I am skeptical of this claim. If you look at most other sports, it’s clear that performance is steadily improving. Anyone who follows baseball, basketball, or football, for example, can see that today’s players are stronger, faster, and more agile than those of a generation ago. Consider Wayne Gretzky’s recent comments about the development of hockey since his heyday in the 1980s:
“The game in my era was a completely different game [than] it is today,” Gretzky said. “The players today are so much bigger and faster and stronger, but that’s evolution. It just means our game is getting better. Fifteen years from now, these guys will look back and say, ‘What a different game.’…”

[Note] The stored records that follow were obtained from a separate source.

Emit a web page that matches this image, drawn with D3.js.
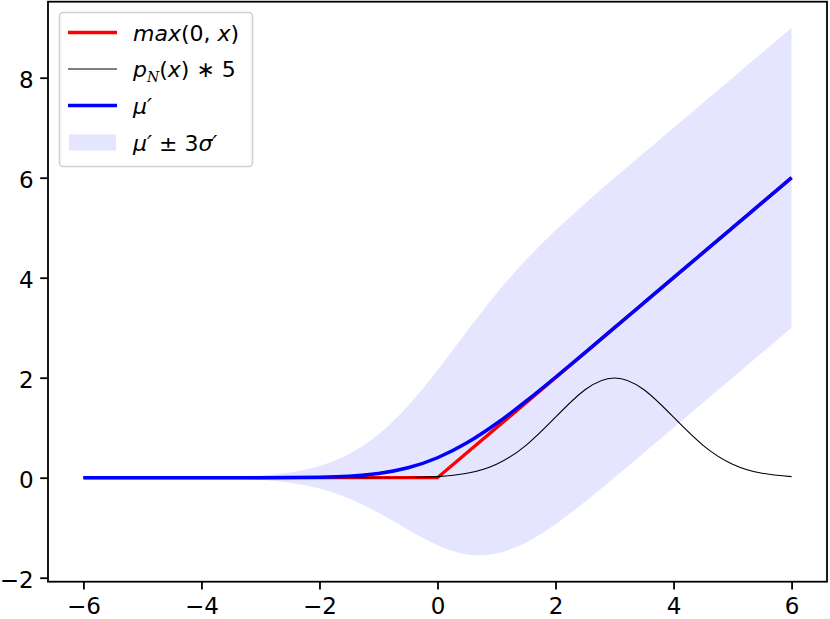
<!DOCTYPE html>
<html>
<head>
<meta charset="utf-8">
<script src="https://d3js.org/d3.v7.min.js"></script>
<style>
  body { margin: 0; background: #fff; }
  text { font-family: "DejaVu Sans", sans-serif; }
</style>
</head>
<body>
<svg width=830 height=619></svg>
<script>
// values
var xs = [-6, -5.5, -5, -4.5, -4, -3.5, -3, -2.5, -2, -1.5, -1, -0.5, 0,
          0.5, 1, 1.5, 2, 2.5, 3, 3.5, 4, 4.5, 5, 5.5, 6]
var mu = [0, 0, 0, 0, 0.00001, 0.00006, 0.0004, 0.002, 0.0085, 0.0293, 0.0833, 0.1978, 0.3989,
          0.6978, 1.0833, 1.5293, 2.0085, 2.502, 3.0004, 3.5001, 4.0, 4.5, 5.0, 5.5, 6.0]
var upper = [0, 0, 0.0004, 0.0016, 0.0053, 0.016, 0.0432, 0.1057, 0.2349, 0.4741, 0.8679, 1.4366, 2.1505,
             2.9298, 3.6833, 4.3569, 4.9482, 5.4851, 5.9966, 6.4994, 6.9998, 7.5, 8.0, 8.5, 9.0]
var lower = [0, 0, -0.0004, -0.0016, -0.0053, -0.016, -0.0424, -0.1017, -0.2179, -0.4155, -0.7013, -1.041, -1.3526,
             -1.534, -1.5166, -1.2983, -0.9312, -0.4811, 0.0041, 0.5007, 1.0002, 1.5, 2.0, 2.5, 3.0]
var pdf5 = [0, 0, 0, 0, 0, 0, 0, 0, 0, 0.0001, 0.0007, 0.0044, 0.0222,
            0.0876, 0.27, 0.6476, 1.2099, 1.7603, 1.9947, 1.7603, 1.2099, 0.6476, 0.27, 0.0876, 0.0222]
var reluX = [-6, 0, 6]
var reluY = [0, 0, 6]
var xTicks = [-6, -4, -2, 0, 2, 4, 6]
var yTicks = [-2, 0, 2, 4, 6, 8]

var svg = d3.select('svg')
var pLeft = 48, pRight = 827, pTop = 1.7, pBottom = 581.7

var x = d3.scaleLinear().domain([-6.6, 6.6]).range([pLeft, pRight])
var y = d3.scaleLinear().domain([-2.08, 9.52]).range([pBottom, pTop])

var idx = d3.range(xs.length)
var minus = d => d < 0 ? '\u2212' + (-d) : d

  //band
  svg.append('path')
    .attr('d', d3.area()
      .x(i => x(xs[i]))
      .y0(i => y(lower[i]))
      .y1(i => y(upper[i]))
      .curve(d3.curveNatural)(idx))
    .attr('fill', 'blue')
    .attr('fill-opacity', 0.1)

  //relu
  svg.append('path')
    .attr('d', d3.line()
      .x(i => x(reluX[i]))
      .y(i => y(reluY[i]))(d3.range(reluX.length)))
    .attr('fill', 'none')
    .attr('stroke', 'red')
    .attr('stroke-width', 3.3)

  //pdf
  svg.append('path')
    .attr('d', d3.line()
      .x(i => x(xs[i]))
      .y(i => y(pdf5[i]))
      .curve(d3.curveNatural)(idx))
    .attr('fill', 'none')
    .attr('stroke', 'black')
    .attr('stroke-width', 1.1)

  //mu'
  svg.append('path')
    .attr('d', d3.line()
      .x(i => x(xs[i]))
      .y(i => y(mu[i]))
      .curve(d3.curveNatural)(idx))
    .attr('fill', 'none')
    .attr('stroke', 'blue')
    .attr('stroke-width', 3.5)

  //axes
  svg.append('g')
    .attr('transform', 'translate(0,' + pBottom + ')')
    .call(d3.axisBottom(x).tickValues(xTicks).tickSize(7.8).tickPadding(8.5).tickFormat(minus))
  var yAxis = svg.append('g')
    .attr('transform', 'translate(' + pLeft + ',0)')
    .call(d3.axisLeft(y).tickValues(yTicks).tickSize(7.8).tickPadding(6.5).tickFormat(minus))
  yAxis.selectAll('.tick text').attr('dy', '0.44em')

  svg.selectAll('.domain').remove()
  svg.selectAll('.tick line').attr('stroke', 'black').attr('stroke-width', 1.8)
  svg.selectAll('.tick text')
    .attr('fill', 'black')
    .style('font-family', '"DejaVu Sans"')
    .style('font-size', '23px')

  svg.append('rect')
    .attr('x', pLeft).attr('y', pTop)
    .attr('width', pRight - pLeft).attr('height', pBottom - pTop)
    .attr('fill', 'none')
    .attr('stroke', 'black')
    .attr('stroke-width', 1.8)

  //legend
  var lg = svg.append('g')
  lg.append('rect')
    .attr('x', 59.5).attr('y', 12.5)
    .attr('width', 193).attr('height', 154)
    .attr('rx', 4)
    .attr('fill', 'white').attr('fill-opacity', 0.8)
    .attr('stroke', '#d0d0d0').attr('stroke-width', 1.6)

  var rows = [32.5, 69, 105.5, 142.5]
  var hx0 = 68, hx1 = 117, tx = 133

  lg.append('line').attr('x1', hx0).attr('x2', hx1).attr('y1', rows[0]).attr('y2', rows[0])
    .attr('stroke', 'red').attr('stroke-width', 3.3)
  lg.append('line').attr('x1', hx0).attr('x2', hx1).attr('y1', rows[1]).attr('y2', rows[1])
    .attr('stroke', 'black').attr('stroke-width', 1.1)
  lg.append('line').attr('x1', hx0).attr('x2', hx1).attr('y1', rows[2]).attr('y2', rows[2])
    .attr('stroke', 'blue').attr('stroke-width', 3.5)
  lg.append('rect').attr('x', 69).attr('y', rows[3] - 8).attr('width', 47).attr('height', 16)
    .attr('fill', 'blue').attr('fill-opacity', 0.1)

  function label(row) {
    return lg.append('text').attr('x', tx).attr('y', row + 8).style('font-size', '22px')
  }
  var t1 = label(rows[0])
  t1.append('tspan').style('font-style', 'italic').text('max')
  t1.append('tspan').text('(0, ')
  t1.append('tspan').style('font-style', 'italic').text('x')
  t1.append('tspan').text(')')

  var t2 = label(rows[1])
  t2.append('tspan').style('font-style', 'italic').text('p')
  t2.append('tspan').attr('dy', 5).style('font-style', 'italic')
    .style('font-family', '"DejaVu Serif"').style('font-size', '14px').text('N')
  t2.append('tspan').attr('dy', -5).text('(')
  t2.append('tspan').style('font-style', 'italic').text('x')
  t2.append('tspan').text(') \u2217 5')

  var t3 = label(rows[2])
  t3.append('tspan').style('font-style', 'italic').text('\u03bc\u2032')

  var t4 = label(rows[3])
  t4.append('tspan').style('font-style', 'italic').text('\u03bc\u2032')
  t4.append('tspan').text(' \u00b1 3')
  t4.append('tspan').style('font-style', 'italic').text('\u03c3\u2032')
</script>
</body>
</html>
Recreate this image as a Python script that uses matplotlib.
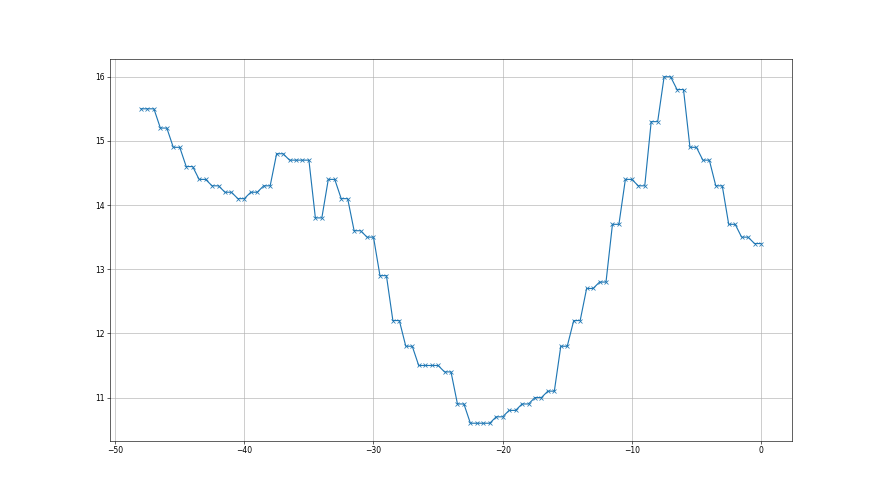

If Gretzky were playing in the NHL today at the same level as when he was in his prime, he would still be a great player. But he probably would not dominate to the overwhelming extent that he did back in the 1980s, when he was simply head and shoulders above the competition (at least until Mario Lemieux began to challenge him towards the end of the decade).
I think the hockey experience is more typical than that of track and field.
Moreover, a key reason why the track and field records of the 1980s and early 1990s have proven difficult to break is that that period was the era when the use of steroids and other performance-enhancing drugs was rampant in the sport. With the fall of the Soviet bloc (the Soviets and East Germans were especially egregious cheaters in this field), and the rise of tougher testing, today’s track stars are less likely to be juiced than those of a generation ago, and therefore have trouble surpassing the records set in that era.
I recognize, of course, that steroids use also probably improved performance in other sports over the last 20 years, including baseball and football. So one could argue that these sports would have stagnated but for the availability of PEDs. But the standard of play in all of them remains much higher than in the 1980s, despite recent enforcement crackdowns.
In the medium to longterm, I think progress will continue as a result of improvements in preparation, strategy, and conditioning. It’s theoretically possible that today’s techniques are the best that can possibly be devised. But that seems unlikely. Eventually, genetic engineering could also provide a big boost.